China’s announcement nearly 100 people -- including 59 terrorists -- died in a militant attack last week marks the latest episode in Beijing’s increasingly turbulent relationship with Uighurs, an ethnic group native to the country's far-western Xinjiang region.

Although the Chinese government has not released full details of the incident, its basic account is this: Last Monday, armed and masked militants attacked police stations and government offices in Shache County, near Kashgar in China’s far west. The official Chinese news agency Xinhua reported 37 Han Chinese and two Uighur civilians were among the dead.

Tensions between China’s Communist Party and its Uighur population, which comprises 45 percent of Xinjiang's population, has existed throughout the history of the People's Republic. But the past 12 months have been particularly violent. In July of last year, an armed Uighur attack on government offices in the Xinjiang city of Lukqun killed 35 while in October a Jeep carrying five Uighurs plowed into Beijing’s Tiananmen Square, the symbolic center of the Chinese nation, killing two and injuring dozens more.
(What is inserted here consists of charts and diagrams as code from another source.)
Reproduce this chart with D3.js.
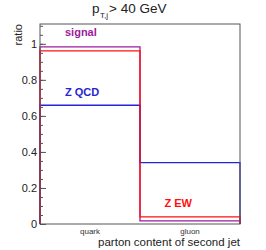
<!DOCTYPE html>
<html>
<head>
<meta charset="utf-8">
<script src="https://cdn.jsdelivr.net/npm/d3@7"></script>
<style>
  body { margin: 0; background: #fff; }
  text { font-family: "Liberation Sans", Arial, sans-serif; }
</style>
</head>
<body>
<div id="chart"></div>
<script>
// fractions per parton type of the second jet
const categories = ["quark", "gluon"];
const signal = [0.983, 0.017];
const zQCD = [0.659, 0.341];
const zEW = [0.961, 0.039];
const majorTicks = [0, 0.2, 0.4, 0.6, 0.8, 1];

const width = 266, height = 250;
const padL = 40, padR = 240, padT = 24, padB = 224;

const svg = d3.select("#chart").append("svg")
    .attr("width", width)
    .attr("height", height);

const x = d3.scaleBand().domain(categories).range([padL, padR]).paddingInner(0).paddingOuter(0);
const y = d3.scaleLinear().domain([0, 1.11]).range([padB, padT]);

// histogram outline as a step path
function stepPath(vals) {
  let p = d3.path();
  p.moveTo(x(categories[0]), y(0));
  vals.forEach((v, i) => {
    p.lineTo(x(categories[i]), y(v));
    p.lineTo(x(categories[i]) + x.bandwidth(), y(v));
  });
  p.lineTo(padR, y(0));
  return p.toString();
}

const series = [
  {vals: signal, color: "#9b1b9b"},
  {vals: zQCD, color: "#2424d8"},
  {vals: zEW, color: "#ff1010"}
];
series.forEach(s => {
  svg.append("path")
    .attr("d", stepPath(s.vals))
    .attr("fill", "none")
    .attr("stroke", s.color)
    .attr("stroke-width", 1.3);
});

// frame
svg.append("rect")
  .attr("x", padL).attr("y", padT)
  .attr("width", padR - padL).attr("height", padB - padT)
  .attr("fill", "none").attr("stroke", "#555").attr("stroke-width", 1);

// minor ticks
const minor = d3.range(0, 1.101, 0.05);
svg.append("g")
  .attr("transform", "translate(" + padL + ",0)")
  .call(d3.axisLeft(y).tickValues(minor).tickSize(-3).tickFormat(""))
  .call(g => g.select(".domain").remove())
  .selectAll("line").attr("stroke", "#555");

// major ticks and labels
svg.append("g")
  .attr("transform", "translate(" + padL + ",0)")
  .call(d3.axisLeft(y).tickValues(majorTicks).tickSize(-6).tickPadding(3).tickFormat(d3.format("~g")))
  .call(g => g.select(".domain").remove())
  .call(g => g.selectAll("line").attr("stroke", "#555"))
  .call(g => g.selectAll("text").attr("font-size", "11px").attr("fill", "#222")
      .style("font-family", "'Liberation Sans', Arial, sans-serif"));

// category labels
svg.append("g")
  .attr("transform", "translate(0," + padB + ")")
  .call(d3.axisBottom(x).tickSize(0).tickPadding(4))
  .call(g => g.select(".domain").remove())
  .call(g => g.selectAll("text").attr("font-size", "8px").attr("fill", "#333")
      .style("font-family", "'Liberation Sans', Arial, sans-serif"));

// axis titles
svg.append("text")
  .attr("x", padR).attr("y", 246)
  .attr("text-anchor", "end")
  .attr("font-size", "11.5px").attr("fill", "#222")
  .text("parton content of second jet");

svg.append("text")
  .attr("transform", "translate(22," + padT + ") rotate(-90)")
  .attr("text-anchor", "end")
  .attr("font-size", "11px").attr("fill", "#222")
  .text("ratio");

// title
const title = svg.append("text")
  .attr("x", 92).attr("y", 13)
  .attr("font-size", "13.5px").attr("fill", "#222");
title.append("tspan").text("p");
title.append("tspan").attr("font-size", "8px").attr("dy", 5).attr("dx", 0.5).text("T,j");
title.append("tspan").attr("dy", -5).attr("dx", 1).text("> 40 GeV");

// series labels
const labels = [
  {t: "signal", x: 65, y: 36, c: "#9b1b9b"},
  {t: "Z QCD", x: 65, y: 95.5, c: "#2424d8"},
  {t: "Z EW", x: 164.5, y: 207, c: "#ff1010"}
];
labels.forEach(l => {
  svg.append("text")
    .attr("x", l.x).attr("y", l.y)
    .attr("font-size", "11px").attr("font-weight", "bold")
    .attr("fill", l.c)
    .text(l.t);
});
</script>
</body>
</html>
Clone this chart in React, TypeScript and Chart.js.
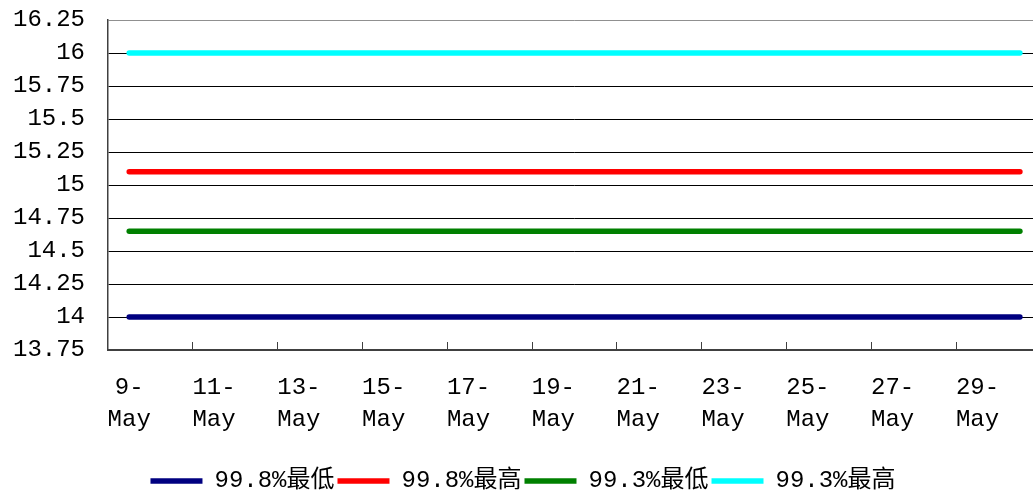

And this year, the violence has continued: In January, police killed six in the town of Aksu, Xinjiang, while in May assailants detonated explosives in a vegetable market in the regional capital of Urumqi, killing 43. Most spectacularly, in March, a group of 10 masked militants indiscriminately attacked passengers at the railway station in Kunming, Yunnan province, killing 30.

The Chinese government has successfully captured, tried and killed those held responsible for past episodes of Uighur violence, but has struggled to find a solution for the underlying causes of the unrest. Many Uighurs, who are Sunni Muslim and speak a Turkic language, chafe at Chinese repression of their language and culture, and have accused Beijing of economic and social discrimination. The Chinese government, meanwhile, typically blames Uighur violence on terrorist groups, such as the shadowy East Turkestan Islamic Movement, which allegedly receives financing and support from outside China.

China, which has identified Nuramat Sawut as the ringleader of the most recent attacks, started a yearlong crackdown on terrorism following the attacks on the Urumqi vegetable market in May. Referring to Islamic extremism in the region, Zhang Chunxian, the Communist Party’s top official in Xinjiang, vowed “to pursue the tottering enemy with force.”

Meanwhile, Dilhat Raxhit, spokesman for the World Uighur Congress, an advocacy group, told Reuters Beijing’s repressive policy, left unchanged, “could lead to even more clashes.”